— BEGIN —

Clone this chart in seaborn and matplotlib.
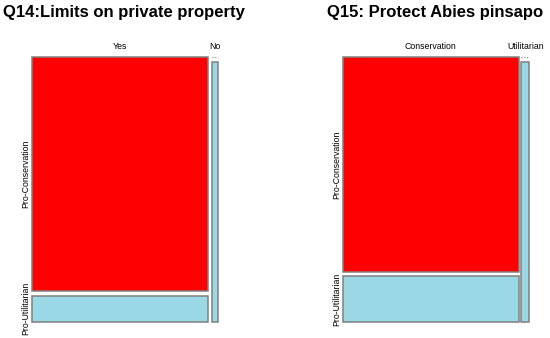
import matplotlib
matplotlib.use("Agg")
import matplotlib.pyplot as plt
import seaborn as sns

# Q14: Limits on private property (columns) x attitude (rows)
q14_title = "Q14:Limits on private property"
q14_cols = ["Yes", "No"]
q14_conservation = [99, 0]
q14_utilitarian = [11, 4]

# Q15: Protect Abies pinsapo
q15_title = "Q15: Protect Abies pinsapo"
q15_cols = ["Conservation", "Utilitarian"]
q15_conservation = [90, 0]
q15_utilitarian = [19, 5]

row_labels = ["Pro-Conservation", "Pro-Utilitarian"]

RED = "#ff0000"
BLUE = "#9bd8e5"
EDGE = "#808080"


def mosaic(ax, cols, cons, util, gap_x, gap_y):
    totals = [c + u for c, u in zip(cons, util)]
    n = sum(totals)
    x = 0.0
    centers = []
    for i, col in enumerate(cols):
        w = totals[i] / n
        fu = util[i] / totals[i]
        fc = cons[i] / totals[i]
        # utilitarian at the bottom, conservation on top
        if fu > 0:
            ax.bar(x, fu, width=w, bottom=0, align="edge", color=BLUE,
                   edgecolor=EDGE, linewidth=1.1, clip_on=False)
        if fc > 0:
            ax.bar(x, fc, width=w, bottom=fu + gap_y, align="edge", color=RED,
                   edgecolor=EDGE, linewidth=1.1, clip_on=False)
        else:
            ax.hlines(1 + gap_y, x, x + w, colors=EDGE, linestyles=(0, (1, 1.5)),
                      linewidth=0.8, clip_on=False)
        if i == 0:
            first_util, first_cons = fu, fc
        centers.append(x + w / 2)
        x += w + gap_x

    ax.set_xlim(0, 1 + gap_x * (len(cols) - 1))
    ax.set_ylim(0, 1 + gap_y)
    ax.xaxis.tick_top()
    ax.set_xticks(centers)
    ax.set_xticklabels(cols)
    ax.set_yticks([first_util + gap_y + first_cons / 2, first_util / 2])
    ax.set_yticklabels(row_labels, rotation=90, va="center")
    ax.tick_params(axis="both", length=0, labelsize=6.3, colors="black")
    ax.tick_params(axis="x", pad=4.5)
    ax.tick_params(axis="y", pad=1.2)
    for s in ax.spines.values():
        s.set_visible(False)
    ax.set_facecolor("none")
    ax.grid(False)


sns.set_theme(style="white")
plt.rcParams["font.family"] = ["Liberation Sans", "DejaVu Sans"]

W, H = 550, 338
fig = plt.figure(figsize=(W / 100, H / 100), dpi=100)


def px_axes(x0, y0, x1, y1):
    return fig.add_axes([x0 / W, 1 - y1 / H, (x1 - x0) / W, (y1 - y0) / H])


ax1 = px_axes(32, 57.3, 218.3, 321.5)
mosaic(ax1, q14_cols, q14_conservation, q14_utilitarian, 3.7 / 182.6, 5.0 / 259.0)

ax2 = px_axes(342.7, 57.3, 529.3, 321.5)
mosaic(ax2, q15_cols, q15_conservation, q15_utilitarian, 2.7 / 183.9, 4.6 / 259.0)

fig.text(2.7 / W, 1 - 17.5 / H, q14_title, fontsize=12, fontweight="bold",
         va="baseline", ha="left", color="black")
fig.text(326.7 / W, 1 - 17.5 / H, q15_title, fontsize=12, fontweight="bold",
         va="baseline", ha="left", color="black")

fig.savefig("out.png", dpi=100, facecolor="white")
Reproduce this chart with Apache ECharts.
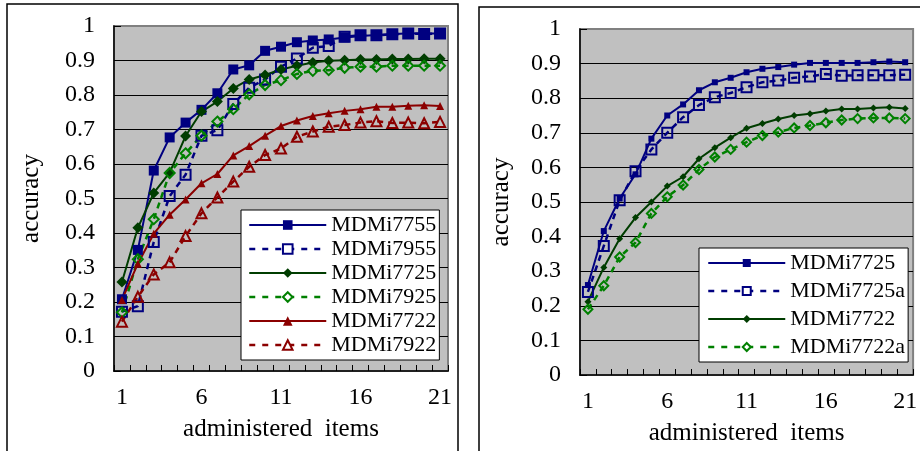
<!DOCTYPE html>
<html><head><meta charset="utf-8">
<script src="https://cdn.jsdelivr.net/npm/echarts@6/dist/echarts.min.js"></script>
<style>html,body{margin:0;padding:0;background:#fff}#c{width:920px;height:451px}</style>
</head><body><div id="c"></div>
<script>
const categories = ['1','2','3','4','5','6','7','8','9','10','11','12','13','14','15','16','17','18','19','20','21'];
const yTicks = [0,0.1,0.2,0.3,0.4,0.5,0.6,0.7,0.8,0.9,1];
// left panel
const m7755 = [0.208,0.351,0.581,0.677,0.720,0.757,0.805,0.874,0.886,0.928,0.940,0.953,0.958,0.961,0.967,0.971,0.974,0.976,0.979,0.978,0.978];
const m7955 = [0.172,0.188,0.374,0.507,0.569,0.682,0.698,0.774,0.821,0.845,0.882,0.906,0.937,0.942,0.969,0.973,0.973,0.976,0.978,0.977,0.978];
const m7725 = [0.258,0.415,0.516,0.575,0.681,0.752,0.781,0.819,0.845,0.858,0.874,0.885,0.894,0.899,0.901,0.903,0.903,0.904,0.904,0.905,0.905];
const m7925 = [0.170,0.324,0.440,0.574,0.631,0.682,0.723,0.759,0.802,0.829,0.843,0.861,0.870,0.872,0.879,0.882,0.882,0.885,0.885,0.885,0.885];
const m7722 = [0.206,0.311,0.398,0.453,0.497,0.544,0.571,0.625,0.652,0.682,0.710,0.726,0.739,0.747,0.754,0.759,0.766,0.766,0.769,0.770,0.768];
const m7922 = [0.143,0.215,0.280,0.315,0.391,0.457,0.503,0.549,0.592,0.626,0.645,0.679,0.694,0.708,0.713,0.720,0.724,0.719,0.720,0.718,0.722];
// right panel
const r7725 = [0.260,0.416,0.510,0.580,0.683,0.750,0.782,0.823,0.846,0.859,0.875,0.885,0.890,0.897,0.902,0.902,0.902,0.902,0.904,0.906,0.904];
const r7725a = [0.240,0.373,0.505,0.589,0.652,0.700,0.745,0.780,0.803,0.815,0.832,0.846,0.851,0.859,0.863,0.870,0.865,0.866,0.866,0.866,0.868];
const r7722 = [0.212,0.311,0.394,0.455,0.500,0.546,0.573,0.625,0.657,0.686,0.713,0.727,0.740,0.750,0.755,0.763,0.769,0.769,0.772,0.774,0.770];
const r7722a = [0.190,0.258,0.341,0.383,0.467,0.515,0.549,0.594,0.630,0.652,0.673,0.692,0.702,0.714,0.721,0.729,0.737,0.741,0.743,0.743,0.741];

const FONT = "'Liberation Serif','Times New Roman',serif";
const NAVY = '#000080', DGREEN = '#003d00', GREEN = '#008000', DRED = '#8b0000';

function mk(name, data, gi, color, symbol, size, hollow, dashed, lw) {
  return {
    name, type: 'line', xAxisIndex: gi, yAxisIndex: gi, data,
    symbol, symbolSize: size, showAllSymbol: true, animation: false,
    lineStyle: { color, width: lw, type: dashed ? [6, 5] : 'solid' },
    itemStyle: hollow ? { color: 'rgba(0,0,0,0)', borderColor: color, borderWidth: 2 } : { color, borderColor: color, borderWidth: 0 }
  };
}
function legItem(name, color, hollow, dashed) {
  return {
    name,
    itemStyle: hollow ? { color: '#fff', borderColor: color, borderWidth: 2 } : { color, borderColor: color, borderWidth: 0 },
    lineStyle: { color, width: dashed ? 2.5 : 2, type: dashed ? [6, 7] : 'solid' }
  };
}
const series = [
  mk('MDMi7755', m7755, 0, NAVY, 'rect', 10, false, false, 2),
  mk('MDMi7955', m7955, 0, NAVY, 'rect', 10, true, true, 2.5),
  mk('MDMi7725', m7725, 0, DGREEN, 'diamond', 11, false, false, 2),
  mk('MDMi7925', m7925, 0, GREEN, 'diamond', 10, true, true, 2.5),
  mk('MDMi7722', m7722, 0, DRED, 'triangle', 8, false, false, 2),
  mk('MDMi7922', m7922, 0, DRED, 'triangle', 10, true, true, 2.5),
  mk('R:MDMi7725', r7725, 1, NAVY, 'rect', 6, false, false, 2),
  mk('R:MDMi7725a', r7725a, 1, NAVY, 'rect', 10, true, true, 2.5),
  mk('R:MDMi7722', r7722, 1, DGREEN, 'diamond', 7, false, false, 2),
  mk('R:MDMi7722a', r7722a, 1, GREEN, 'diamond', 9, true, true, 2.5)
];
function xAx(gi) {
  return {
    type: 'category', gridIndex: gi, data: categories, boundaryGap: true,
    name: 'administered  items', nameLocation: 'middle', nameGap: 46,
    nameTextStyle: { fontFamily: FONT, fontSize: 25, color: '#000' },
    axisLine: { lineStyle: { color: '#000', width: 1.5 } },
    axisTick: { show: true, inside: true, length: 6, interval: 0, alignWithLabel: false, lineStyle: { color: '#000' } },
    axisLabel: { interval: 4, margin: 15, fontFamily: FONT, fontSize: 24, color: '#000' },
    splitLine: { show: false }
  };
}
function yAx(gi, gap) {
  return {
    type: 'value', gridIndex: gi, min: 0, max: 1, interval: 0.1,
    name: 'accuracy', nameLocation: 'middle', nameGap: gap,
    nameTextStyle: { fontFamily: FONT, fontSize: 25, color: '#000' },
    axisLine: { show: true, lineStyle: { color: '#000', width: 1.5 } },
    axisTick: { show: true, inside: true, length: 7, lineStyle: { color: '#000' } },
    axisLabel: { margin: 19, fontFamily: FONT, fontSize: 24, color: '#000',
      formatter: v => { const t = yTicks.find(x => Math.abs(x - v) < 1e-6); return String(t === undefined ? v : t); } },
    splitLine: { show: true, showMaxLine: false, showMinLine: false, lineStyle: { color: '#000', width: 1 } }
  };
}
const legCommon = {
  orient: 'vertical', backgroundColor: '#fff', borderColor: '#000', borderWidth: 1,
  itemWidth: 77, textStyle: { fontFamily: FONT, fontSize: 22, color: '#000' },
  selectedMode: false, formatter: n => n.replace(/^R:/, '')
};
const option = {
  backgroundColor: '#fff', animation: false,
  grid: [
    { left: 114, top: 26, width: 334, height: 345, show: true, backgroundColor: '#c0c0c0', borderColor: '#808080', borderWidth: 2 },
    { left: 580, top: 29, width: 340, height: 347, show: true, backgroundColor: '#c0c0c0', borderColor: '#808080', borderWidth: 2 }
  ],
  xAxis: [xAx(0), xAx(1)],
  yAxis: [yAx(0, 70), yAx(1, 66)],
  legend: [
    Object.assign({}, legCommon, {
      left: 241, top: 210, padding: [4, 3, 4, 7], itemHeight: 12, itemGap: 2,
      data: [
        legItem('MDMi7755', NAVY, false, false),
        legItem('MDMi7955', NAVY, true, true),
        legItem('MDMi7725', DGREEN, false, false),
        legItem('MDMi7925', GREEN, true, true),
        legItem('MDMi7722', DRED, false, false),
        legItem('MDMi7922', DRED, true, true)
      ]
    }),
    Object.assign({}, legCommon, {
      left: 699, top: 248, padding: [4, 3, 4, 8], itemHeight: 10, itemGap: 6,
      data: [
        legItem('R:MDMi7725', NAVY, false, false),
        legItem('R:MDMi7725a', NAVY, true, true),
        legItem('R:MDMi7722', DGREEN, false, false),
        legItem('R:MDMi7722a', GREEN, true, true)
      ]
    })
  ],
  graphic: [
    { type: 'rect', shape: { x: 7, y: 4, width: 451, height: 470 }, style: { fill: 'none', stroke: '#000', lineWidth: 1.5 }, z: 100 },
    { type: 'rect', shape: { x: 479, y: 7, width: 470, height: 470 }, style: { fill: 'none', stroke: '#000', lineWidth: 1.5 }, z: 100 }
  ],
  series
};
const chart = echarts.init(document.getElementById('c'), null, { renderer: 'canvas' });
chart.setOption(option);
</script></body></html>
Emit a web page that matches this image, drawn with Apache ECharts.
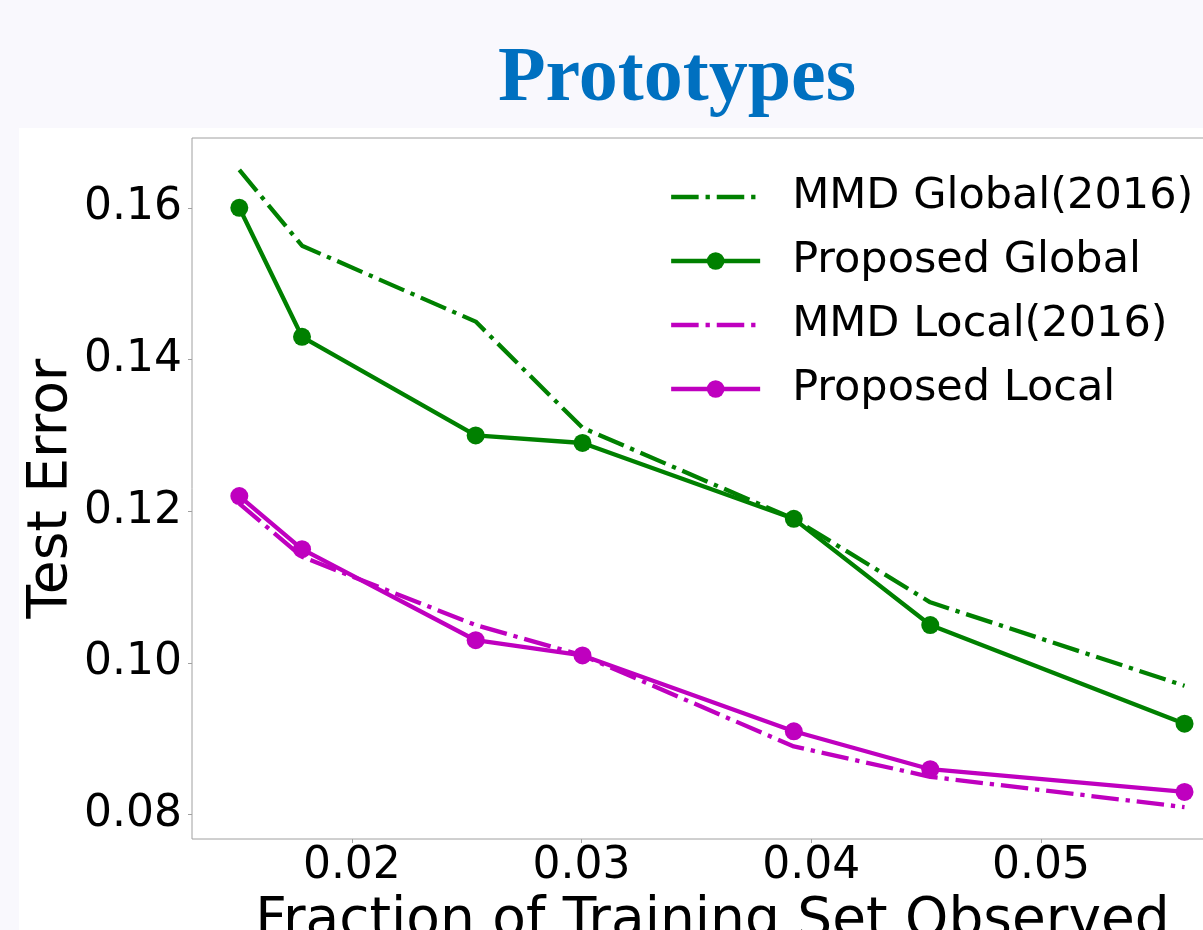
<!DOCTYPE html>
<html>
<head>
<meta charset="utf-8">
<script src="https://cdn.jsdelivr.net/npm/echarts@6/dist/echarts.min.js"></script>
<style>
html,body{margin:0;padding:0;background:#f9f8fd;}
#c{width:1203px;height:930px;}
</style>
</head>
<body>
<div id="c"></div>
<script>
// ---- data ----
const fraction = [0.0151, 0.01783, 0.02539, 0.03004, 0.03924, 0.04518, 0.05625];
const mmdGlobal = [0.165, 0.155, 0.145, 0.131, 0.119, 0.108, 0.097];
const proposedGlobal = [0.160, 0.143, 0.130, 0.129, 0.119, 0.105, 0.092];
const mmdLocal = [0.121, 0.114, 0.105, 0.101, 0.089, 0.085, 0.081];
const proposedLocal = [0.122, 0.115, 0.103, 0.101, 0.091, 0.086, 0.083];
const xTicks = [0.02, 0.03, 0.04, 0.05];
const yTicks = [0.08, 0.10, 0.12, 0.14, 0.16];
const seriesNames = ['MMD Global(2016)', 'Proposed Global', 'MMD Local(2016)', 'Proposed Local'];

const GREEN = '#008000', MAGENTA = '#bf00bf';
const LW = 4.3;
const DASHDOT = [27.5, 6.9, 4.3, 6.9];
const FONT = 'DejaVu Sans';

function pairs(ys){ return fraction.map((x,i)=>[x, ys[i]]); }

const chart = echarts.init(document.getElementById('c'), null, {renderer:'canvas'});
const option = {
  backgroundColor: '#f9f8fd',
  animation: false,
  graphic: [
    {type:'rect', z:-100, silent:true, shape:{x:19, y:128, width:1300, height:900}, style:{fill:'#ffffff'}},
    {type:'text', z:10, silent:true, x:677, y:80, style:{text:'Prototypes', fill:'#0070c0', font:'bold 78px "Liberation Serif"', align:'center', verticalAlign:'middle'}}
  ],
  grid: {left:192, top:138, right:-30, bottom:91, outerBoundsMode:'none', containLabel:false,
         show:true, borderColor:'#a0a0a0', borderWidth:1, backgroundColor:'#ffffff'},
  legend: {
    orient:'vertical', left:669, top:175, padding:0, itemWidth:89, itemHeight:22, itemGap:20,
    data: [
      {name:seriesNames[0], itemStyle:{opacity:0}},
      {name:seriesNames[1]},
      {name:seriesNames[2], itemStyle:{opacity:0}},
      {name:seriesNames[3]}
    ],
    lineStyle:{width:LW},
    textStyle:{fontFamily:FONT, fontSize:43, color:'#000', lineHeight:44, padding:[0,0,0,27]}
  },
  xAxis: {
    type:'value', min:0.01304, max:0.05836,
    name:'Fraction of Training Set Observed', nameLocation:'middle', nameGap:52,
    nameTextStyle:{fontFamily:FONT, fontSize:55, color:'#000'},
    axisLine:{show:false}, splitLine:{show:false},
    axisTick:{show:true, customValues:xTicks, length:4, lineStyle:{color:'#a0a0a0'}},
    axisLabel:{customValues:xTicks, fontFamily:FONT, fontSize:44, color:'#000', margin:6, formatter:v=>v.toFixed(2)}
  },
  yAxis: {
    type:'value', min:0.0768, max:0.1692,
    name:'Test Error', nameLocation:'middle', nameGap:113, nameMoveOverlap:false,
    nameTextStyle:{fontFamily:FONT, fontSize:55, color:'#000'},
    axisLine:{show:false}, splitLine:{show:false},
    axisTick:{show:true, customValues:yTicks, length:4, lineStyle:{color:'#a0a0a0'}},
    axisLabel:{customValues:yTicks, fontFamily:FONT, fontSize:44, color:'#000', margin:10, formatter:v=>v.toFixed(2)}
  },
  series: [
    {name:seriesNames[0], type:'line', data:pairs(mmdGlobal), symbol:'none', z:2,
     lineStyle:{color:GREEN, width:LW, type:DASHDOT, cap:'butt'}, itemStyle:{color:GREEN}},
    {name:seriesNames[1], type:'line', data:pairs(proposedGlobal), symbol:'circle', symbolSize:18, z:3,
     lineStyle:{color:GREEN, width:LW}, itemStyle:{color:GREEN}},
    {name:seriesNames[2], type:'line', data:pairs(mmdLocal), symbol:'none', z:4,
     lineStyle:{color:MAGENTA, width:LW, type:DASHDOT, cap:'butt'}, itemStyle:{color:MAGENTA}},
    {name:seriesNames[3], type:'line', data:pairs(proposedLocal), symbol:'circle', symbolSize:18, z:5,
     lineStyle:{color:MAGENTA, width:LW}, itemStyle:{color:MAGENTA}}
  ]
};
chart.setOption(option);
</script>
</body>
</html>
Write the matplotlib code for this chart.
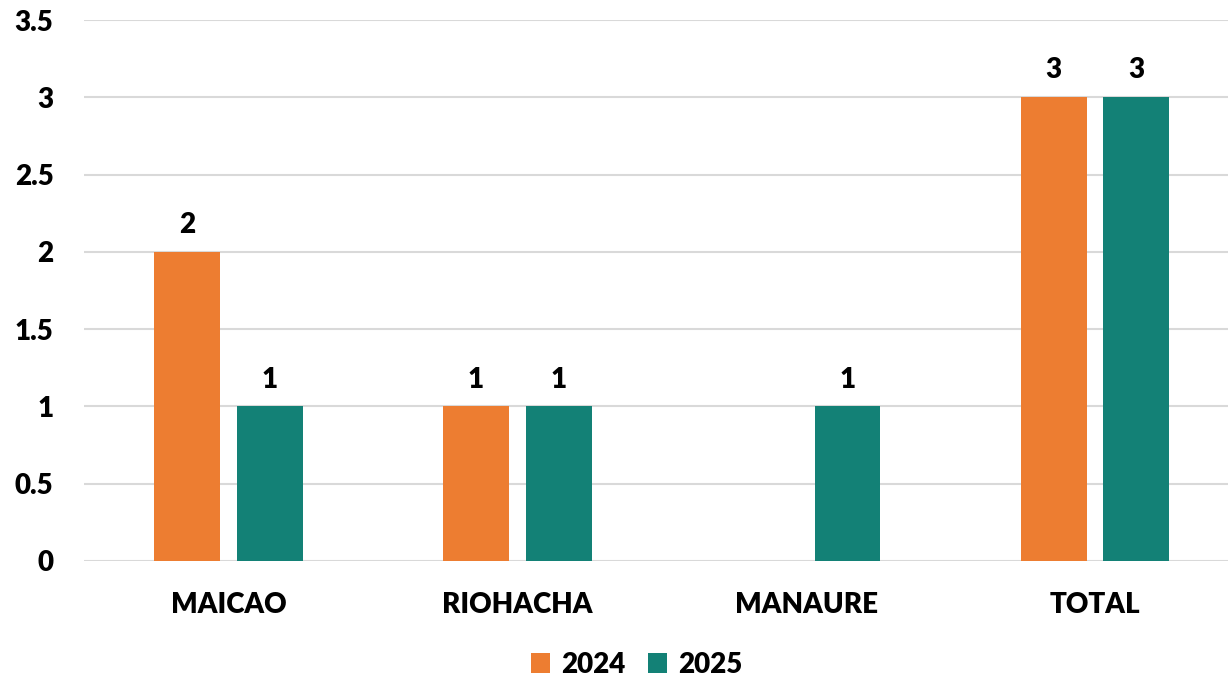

— END —

§ Stated goal
Identify the lines that contain the string "Apache", and copy every one of them.

§ Answer in full
Reproduce this chart with Apache ECharts.
Emit a web page that matches this image, drawn with Apache ECharts.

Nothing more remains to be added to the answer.